Any of the above issues can cause key and constraint violations on the corrupted table.

Even if the issue has occurred it will often have no visible effect due to correctly set Hint Bits.

Who is at risk for this issue?

Users who:

  • are on one of the following PostgreSQL versions: 9.3.0, 9.3.1, 9.2.5, 9.1.10, and 9.0.14. Earlier versions are not affected.

Replicas which:

  • Have Hot Standby enabled: hot_standby = on in the configuration
  • Use recovery.conf to configure Streaming-Replication, Archive based Replication or PITR
  • Have (re-)started the database using any of the affected versions

The likelihood of the issues increases

  • by restarting the standby frequently
  • by having many short transaction performing write queries at the point the standby was restarted
  • by having infrequent checkpoints (high checkpoint_timeout, checkpoint_segments settings)
  • when data is never read on the primary
  • when having configured full_page_writes = off

When will this be fixed?

The PostgreSQL project released an update release on December 5th which fixes this issue. We strongly advise all users who are using the builtin replication to apply that update. A patch for the issue has been committed to the git branches of all affected versions.

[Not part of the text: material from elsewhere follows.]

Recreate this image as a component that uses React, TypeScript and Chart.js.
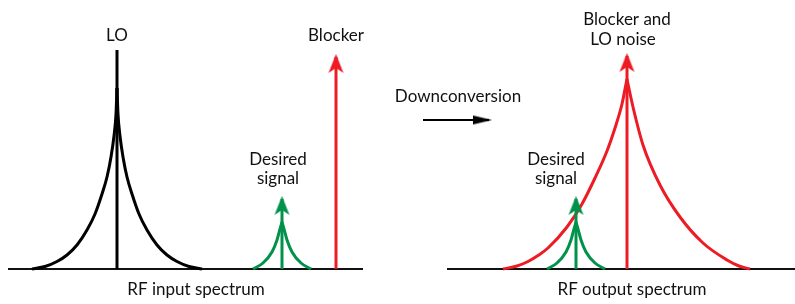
import React, { useEffect, useRef } from "react";
import { Chart, registerables } from "chart.js";

Chart.register(...registerables);

// ---- Data (x = frequency position, y = amplitude above the spectrum axis) ----
const inputAxisX = [8, 363];
const outputAxisX = [447, 795];

const loCarrierX = 117;
const loCarrierPeak = 219;
const blockerInX = 336;
const blockerInPeak = 212;
const desiredInX = 282;
const desiredOutX = 576;
const desiredPeak = 70;
const blockerOutX = 627;
const blockerOutPeak = 213;

// LO phase noise skirt (input spectrum)
const loNoiseLeftX = [32, 45, 57, 67, 77, 87, 95, 102, 107, 111, 114, 116, 117];
const loNoiseLeftY = [0, 2.5, 7.5, 14, 24, 39, 55, 75, 92, 112, 133, 155, 181];
const loNoiseRightX = [117, 118, 120, 123, 127, 132, 139, 147, 157, 167, 177, 189, 202];
const loNoiseRightY = [181, 155, 133, 112, 92, 75, 55, 39, 24, 14, 7.5, 2.5, 0];

// Desired signal skirts
const desiredInLeftX = [253, 263, 272, 277, 280, 282];
const desiredInRightX = [282, 284, 287, 292, 301, 311];
const desiredOutLeftX = [547, 557, 566, 571, 574, 576];
const desiredOutRightX = [576, 578, 581, 586, 595, 605];
const desiredLeftY = [0, 6, 17, 29, 40, 47];
const desiredRightY = [47, 40, 29, 17, 6, 0];

// Blocker mixed with LO noise (output spectrum)
const blockerNoiseLeftX = [503, 517, 528, 538, 548, 567, 582, 595, 607, 615, 622, 626, 627];
const blockerNoiseLeftY = [0, 3, 7.5, 13.5, 21, 42, 65, 91, 118, 141, 165, 185, 190];
const blockerNoiseRightX = [627, 628, 633, 643, 660, 680, 703, 727, 739, 750];
const blockerNoiseRightY = [190, 185, 162, 124, 84, 52, 26, 9, 3, 0];

// Downconversion arrow
const downArrowX = [423, 489];
const downArrowY = 149;

// Text labels
const labelTexts = [
  "LO",
  "Blocker",
  "Desired",
  "signal",
  "RF input spectrum",
  "Downconversion",
  "Blocker and",
  "LO noise",
  "Desired",
  "signal",
  "RF output spectrum",
];
const labelX = [117, 336, 278, 278, 196, 458, 627, 623, 556, 556, 632];
const labelY = [228, 228, 104, 85, -26, 167, 244, 224, 104, 85, -26];

const RED = "#ED1C24";
const GREEN = "#00924A";
const BLACK = "#000000";
const FONT = "Lato, 'Noto Sans', sans-serif";

function pts(xs: number[], ys: number[]) {
  return xs.map((x, i) => ({ x, y: ys[i] }));
}

function makeHead(color: string, width: number, length: number, notch: number, overshoot: number) {
  const c = document.createElement("canvas");
  c.width = Math.ceil(width) + 2;
  c.height = length * 2;
  const g = c.getContext("2d")!;
  const cx = c.width / 2;
  const tip = length - overshoot;
  g.fillStyle = color;
  g.beginPath();
  g.moveTo(cx, tip);
  g.lineTo(cx + width / 2, tip + length);
  g.lineTo(cx, tip + length - notch);
  g.lineTo(cx - width / 2, tip + length);
  g.closePath();
  g.fill();
  return c;
}

export default function App() {
  const ref = useRef<HTMLCanvasElement | null>(null);

  useEffect(() => {
    if (!ref.current) return;
    const redHead = makeHead(RED, 15, 19, 5, 3);
    const greenHead = makeHead(GREEN, 15, 19, 5, 3);
    const blackHead = makeHead(BLACK, 9, 19, 0, 3);

    const curve = (data: any[], color: string) => ({
      data,
      showLine: true,
      borderColor: color,
      borderWidth: 3,
      pointRadius: 0,
      cubicInterpolationMode: "monotone" as const,
      order: 5,
    });
    const arrow = (x: number, peak: number, color: string, head: HTMLCanvasElement) => ({
      data: [
        { x, y: 0 },
        { x, y: peak },
      ],
      showLine: true,
      borderColor: color,
      backgroundColor: color,
      borderWidth: 3,
      borderCapStyle: "butt" as const,
      pointRadius: [0, 6],
      pointStyle: ["circle", head] as any,
      order: 1,
    });
    const axisLine = (xs: number[]) => ({
      data: [
        { x: xs[0], y: 0 },
        { x: xs[1], y: 0 },
      ],
      showLine: true,
      borderColor: "#111",
      borderWidth: 2,
      pointRadius: 0,
      order: 10,
    });

    const labelPlugin = {
      id: "labels",
      afterDatasetsDraw(chart: any) {
        const { ctx, scales } = chart;
        ctx.save();
        ctx.fillStyle = "#111";
        ctx.font = `17px ${FONT}`;
        ctx.textAlign = "center";
        ctx.textBaseline = "alphabetic";
        labelTexts.forEach((t, i) => {
          ctx.fillText(t, scales.x.getPixelForValue(labelX[i]), scales.y.getPixelForValue(labelY[i]));
        });
        ctx.restore();
      },
    };

    const chart = new Chart(ref.current, {
      type: "scatter",
      data: {
        datasets: [
          axisLine(inputAxisX),
          axisLine(outputAxisX),
          curve(pts(loNoiseLeftX, loNoiseLeftY), BLACK),
          curve(pts(loNoiseRightX, loNoiseRightY), BLACK),
          curve(pts(desiredInLeftX, desiredLeftY), GREEN),
          curve(pts(desiredInRightX, desiredRightY), GREEN),
          curve(pts(blockerNoiseLeftX, blockerNoiseLeftY), RED),
          curve(pts(blockerNoiseRightX, blockerNoiseRightY), RED),
          curve(pts(desiredOutLeftX, desiredLeftY), GREEN),
          curve(pts(desiredOutRightX, desiredRightY), GREEN),
          {
            data: [
              { x: loCarrierX, y: 0 },
              { x: loCarrierX, y: loCarrierPeak },
            ],
            showLine: true,
            borderColor: BLACK,
            borderWidth: 3,
            borderCapStyle: "butt",
            pointRadius: 0,
            order: 1,
          },
          arrow(blockerInX, blockerInPeak, RED, redHead),
          arrow(desiredInX, desiredPeak, GREEN, greenHead),
          arrow(blockerOutX, blockerOutPeak, RED, redHead),
          arrow(desiredOutX, desiredPeak, GREEN, greenHead),
          {
            data: [
              { x: downArrowX[0], y: downArrowY },
              { x: downArrowX[1], y: downArrowY },
            ],
            showLine: true,
            borderColor: BLACK,
            backgroundColor: BLACK,
            borderWidth: 2,
            borderCapStyle: "butt",
            pointRadius: [0, 6],
            pointStyle: ["circle", blackHead] as any,
            pointRotation: 90,
            order: 1,
          },
        ] as any,
      },
      options: {
        responsive: false,
        animation: false,
        devicePixelRatio: 1,
        layout: { padding: 0, autoPadding: false },
        events: [],
        scales: {
          x: { type: "linear", min: 0, max: 795, display: false },
          y: { type: "linear", min: -35, max: 269, display: false },
        },
        plugins: {
          legend: { display: false },
          tooltip: { enabled: false },
        },
      },
      plugins: [labelPlugin],
    });
    return () => chart.destroy();
  }, []);

  return (
    <div style={{ position: "absolute", left: 0, top: 0, width: 795, height: 304, background: "#fff" }}>
      <canvas ref={ref} width={795} height={304} />
    </div>
  );
}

What can I do to prevent this issue until then?

If you are currently using 9.2.4, 9.1.9 or 9.0.13 and use any form of builtin replication do not install the most recent update. Instead, wait for the next update (9.2.6, 9.1.11 and 9.0.15) to come out.

Options for users who have already updated, or are running 9.3, include:

  • if you are using 9.2.5, 9.1.10 or 9.0.14, downgrade your replica servers to the prior update release (9.2.4, 9.1.9 or 9.0.13).
  • disable read-only access to replicas by setting hot_standby=off until a fixed version has been installed
  • start your replica by taking a new base backup with write traffic halted on the master (i.e. a downtime)
  • minimize the number of times you restart your replicas
  • applying the source code patch which fixes the issue. This requires users to install from source or to build their own packages.

In any case, we recommend that all users who were running streaming replication under one of the affected versions recreate each of their replicas from a fresh base backup, either:

  • after downgrading the replica, or
  • after applying the patch, or
  • after applying the update when it is released, or
  • after disabling Hot-Standby by setting hot_standby = off, or
  • after stopping write access to the primary

How can I verify whether I already have this corruption?

There is no known way to identify that the issue has affected a standby in the past but comparing the data from the primary with the standby.